Below are some records. Retype exactly the lines from the one containing "Convert this chart to Apache ECharts code." through the one containing "const menOff = [[-17,22],[5,-19],[3,21],[8,26],[1,20]];", both included, skipping every picture.

→ Records for this exercise:
☆ ☆ ☆
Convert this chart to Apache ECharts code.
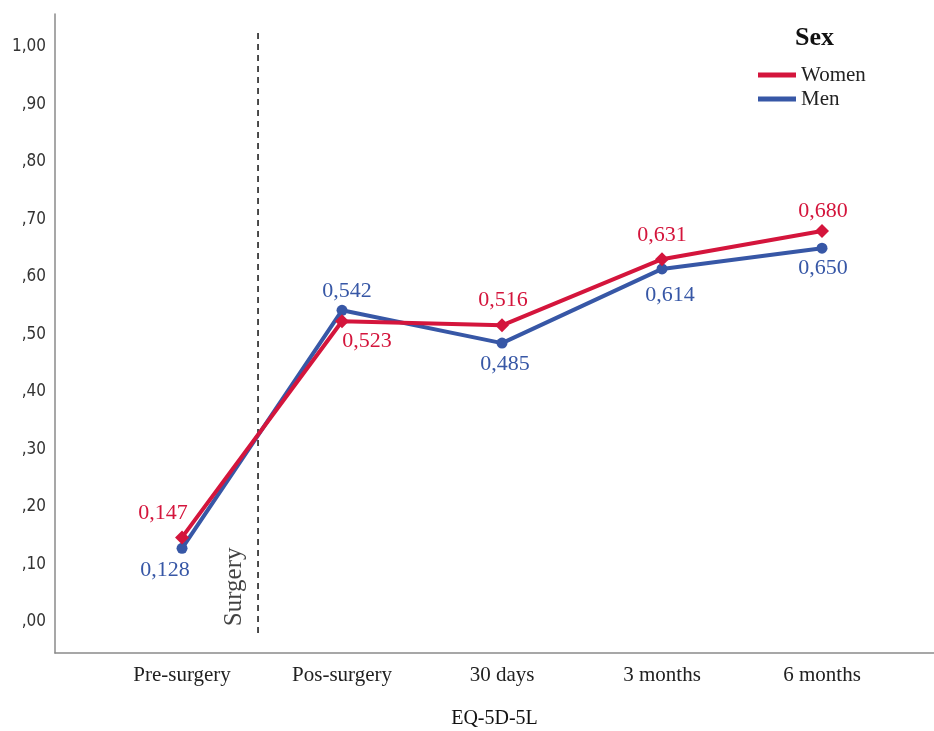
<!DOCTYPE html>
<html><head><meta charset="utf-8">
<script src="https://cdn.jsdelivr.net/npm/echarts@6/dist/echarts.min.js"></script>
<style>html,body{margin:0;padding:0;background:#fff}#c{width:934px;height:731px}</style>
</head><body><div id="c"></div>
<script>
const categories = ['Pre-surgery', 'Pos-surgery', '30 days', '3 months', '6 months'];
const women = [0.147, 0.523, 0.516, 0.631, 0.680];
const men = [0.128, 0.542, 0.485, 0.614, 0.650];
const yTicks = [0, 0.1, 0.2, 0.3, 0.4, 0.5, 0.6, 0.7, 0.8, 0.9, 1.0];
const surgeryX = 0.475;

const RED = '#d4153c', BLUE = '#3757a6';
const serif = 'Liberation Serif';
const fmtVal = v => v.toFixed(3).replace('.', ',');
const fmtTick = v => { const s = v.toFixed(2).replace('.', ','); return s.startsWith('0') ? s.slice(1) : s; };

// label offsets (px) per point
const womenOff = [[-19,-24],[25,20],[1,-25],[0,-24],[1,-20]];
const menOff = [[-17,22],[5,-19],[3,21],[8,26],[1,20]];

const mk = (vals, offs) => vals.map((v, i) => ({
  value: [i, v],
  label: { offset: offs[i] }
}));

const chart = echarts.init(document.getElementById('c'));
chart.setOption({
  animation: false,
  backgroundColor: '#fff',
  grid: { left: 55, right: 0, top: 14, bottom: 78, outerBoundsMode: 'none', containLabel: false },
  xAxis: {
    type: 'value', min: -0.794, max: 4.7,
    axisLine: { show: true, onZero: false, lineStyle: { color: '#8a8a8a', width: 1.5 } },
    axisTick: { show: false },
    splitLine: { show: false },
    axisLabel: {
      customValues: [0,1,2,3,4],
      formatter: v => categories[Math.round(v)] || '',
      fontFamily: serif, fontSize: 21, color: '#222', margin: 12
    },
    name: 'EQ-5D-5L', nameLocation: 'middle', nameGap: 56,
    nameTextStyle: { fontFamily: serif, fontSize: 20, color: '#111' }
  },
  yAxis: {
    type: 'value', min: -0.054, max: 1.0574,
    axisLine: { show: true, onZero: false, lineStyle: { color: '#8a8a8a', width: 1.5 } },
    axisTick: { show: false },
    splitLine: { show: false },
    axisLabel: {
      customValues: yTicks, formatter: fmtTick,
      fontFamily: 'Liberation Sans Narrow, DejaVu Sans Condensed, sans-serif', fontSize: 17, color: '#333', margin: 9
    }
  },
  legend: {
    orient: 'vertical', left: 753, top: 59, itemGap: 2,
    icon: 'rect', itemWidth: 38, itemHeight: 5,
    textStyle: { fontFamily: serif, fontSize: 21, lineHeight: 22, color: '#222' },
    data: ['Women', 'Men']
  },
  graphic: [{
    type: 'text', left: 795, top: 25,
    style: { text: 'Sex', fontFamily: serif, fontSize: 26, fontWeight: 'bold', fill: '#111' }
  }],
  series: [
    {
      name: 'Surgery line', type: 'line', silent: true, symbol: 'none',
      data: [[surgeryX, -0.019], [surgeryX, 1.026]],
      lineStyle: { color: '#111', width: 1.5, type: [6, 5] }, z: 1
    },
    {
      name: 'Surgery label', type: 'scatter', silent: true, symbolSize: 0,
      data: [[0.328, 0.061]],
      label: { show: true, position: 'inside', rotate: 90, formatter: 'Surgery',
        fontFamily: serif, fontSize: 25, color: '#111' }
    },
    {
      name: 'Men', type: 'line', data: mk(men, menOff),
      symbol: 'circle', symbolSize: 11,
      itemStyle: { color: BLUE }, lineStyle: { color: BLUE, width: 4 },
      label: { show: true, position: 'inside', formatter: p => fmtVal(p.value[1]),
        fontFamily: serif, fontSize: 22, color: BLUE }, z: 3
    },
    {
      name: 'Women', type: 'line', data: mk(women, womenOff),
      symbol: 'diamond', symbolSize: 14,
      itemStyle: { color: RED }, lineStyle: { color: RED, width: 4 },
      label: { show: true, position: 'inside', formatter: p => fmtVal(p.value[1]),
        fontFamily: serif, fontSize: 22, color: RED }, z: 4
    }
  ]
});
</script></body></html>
☆ ☆ ☆
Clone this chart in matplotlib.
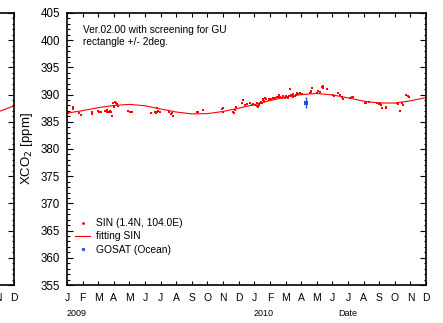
☆ ☆ ☆
→ Exercise output:
Convert this chart to Apache ECharts code.
<!DOCTYPE html>
<html><head><meta charset="utf-8">
<script src="https://cdn.jsdelivr.net/npm/echarts@6/dist/echarts.min.js"></script>
<style>html,body{margin:0;padding:0;background:#fff}#c{width:934px;height:731px}</style>
</head><body><div id="c"></div>
<script>
const categories = ['Pre-surgery', 'Pos-surgery', '30 days', '3 months', '6 months'];
const women = [0.147, 0.523, 0.516, 0.631, 0.680];
const men = [0.128, 0.542, 0.485, 0.614, 0.650];
const yTicks = [0, 0.1, 0.2, 0.3, 0.4, 0.5, 0.6, 0.7, 0.8, 0.9, 1.0];
const surgeryX = 0.475;

const RED = '#d4153c', BLUE = '#3757a6';
const serif = 'Liberation Serif';
const fmtVal = v => v.toFixed(3).replace('.', ',');
const fmtTick = v => { const s = v.toFixed(2).replace('.', ','); return s.startsWith('0') ? s.slice(1) : s; };

// label offsets (px) per point
const womenOff = [[-19,-24],[25,20],[1,-25],[0,-24],[1,-20]];
const menOff = [[-17,22],[5,-19],[3,21],[8,26],[1,20]];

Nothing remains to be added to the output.